**EXERCISE OBJECTIVE**. Starting from the top of the material, restate each line exactly until the line that contains "horizon = list(range(-8, 17))", which is also copied. Pictures are excluded.
++++++++++++++++++++
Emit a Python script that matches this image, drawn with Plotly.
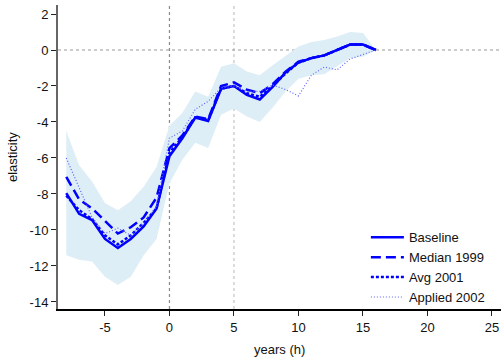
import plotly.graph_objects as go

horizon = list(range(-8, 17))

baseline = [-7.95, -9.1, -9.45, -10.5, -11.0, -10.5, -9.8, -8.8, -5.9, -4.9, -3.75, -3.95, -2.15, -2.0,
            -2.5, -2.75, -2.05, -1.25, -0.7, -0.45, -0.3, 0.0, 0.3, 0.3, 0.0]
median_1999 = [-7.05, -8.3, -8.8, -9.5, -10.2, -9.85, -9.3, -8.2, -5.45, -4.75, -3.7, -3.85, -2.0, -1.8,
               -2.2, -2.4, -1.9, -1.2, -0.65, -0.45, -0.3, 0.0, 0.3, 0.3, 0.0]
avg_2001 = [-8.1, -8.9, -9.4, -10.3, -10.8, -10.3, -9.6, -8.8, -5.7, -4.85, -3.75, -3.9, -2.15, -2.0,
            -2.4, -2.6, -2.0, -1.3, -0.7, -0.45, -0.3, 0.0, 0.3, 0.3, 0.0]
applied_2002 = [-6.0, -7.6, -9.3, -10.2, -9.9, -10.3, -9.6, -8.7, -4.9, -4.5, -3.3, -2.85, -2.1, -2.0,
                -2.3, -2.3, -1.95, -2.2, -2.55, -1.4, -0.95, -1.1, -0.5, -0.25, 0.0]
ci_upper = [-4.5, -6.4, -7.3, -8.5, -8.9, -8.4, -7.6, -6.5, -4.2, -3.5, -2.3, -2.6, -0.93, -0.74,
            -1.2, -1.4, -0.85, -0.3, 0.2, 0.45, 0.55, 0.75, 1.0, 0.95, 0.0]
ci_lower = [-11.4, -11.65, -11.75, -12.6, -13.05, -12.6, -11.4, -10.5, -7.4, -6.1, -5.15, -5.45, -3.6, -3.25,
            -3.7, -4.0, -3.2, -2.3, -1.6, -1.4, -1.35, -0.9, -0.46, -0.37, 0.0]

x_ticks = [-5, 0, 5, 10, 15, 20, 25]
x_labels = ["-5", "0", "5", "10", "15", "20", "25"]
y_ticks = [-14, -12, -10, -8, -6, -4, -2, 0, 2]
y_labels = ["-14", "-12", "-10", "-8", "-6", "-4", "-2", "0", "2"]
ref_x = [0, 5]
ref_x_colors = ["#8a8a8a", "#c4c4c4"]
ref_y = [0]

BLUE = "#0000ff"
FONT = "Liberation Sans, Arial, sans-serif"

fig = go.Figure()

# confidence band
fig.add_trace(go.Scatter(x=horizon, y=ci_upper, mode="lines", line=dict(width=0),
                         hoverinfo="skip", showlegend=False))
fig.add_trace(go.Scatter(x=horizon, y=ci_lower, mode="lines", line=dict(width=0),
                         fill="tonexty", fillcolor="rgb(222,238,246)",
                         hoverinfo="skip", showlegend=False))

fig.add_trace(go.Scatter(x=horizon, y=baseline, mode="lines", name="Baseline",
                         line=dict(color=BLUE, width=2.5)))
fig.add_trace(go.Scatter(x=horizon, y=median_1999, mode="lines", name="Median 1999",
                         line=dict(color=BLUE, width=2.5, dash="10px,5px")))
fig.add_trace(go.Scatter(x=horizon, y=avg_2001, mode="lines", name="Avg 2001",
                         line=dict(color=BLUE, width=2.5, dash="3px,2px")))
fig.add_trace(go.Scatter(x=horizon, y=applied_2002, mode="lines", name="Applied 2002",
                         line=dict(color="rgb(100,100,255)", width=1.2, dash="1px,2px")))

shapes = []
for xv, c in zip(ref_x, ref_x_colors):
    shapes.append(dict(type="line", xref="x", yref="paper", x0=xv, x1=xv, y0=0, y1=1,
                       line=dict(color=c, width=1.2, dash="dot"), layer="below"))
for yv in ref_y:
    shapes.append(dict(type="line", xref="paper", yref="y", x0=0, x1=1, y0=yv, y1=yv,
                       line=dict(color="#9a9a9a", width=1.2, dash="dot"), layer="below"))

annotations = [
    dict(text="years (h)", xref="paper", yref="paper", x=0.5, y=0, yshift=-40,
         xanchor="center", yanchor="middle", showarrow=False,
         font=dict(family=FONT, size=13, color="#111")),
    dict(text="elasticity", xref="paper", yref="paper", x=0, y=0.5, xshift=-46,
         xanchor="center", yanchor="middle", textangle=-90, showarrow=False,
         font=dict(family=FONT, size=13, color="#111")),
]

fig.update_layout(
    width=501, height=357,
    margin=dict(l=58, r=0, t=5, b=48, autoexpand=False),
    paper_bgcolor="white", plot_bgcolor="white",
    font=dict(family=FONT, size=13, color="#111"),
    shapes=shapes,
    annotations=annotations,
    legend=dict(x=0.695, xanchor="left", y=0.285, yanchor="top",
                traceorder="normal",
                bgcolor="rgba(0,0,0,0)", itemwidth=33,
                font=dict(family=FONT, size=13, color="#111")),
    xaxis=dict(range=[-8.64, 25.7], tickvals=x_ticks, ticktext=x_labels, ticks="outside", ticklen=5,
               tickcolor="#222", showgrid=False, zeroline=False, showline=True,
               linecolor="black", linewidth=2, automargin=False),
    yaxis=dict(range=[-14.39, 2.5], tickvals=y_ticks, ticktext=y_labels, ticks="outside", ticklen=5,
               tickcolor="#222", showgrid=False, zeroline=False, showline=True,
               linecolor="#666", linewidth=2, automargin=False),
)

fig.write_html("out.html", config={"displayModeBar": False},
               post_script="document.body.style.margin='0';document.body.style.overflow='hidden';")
++++++++++++++++++++
**THE SOLUTION**.
Emit a Python script that matches this image, drawn with Plotly.
import plotly.graph_objects as go

horizon = list(range(-8, 17))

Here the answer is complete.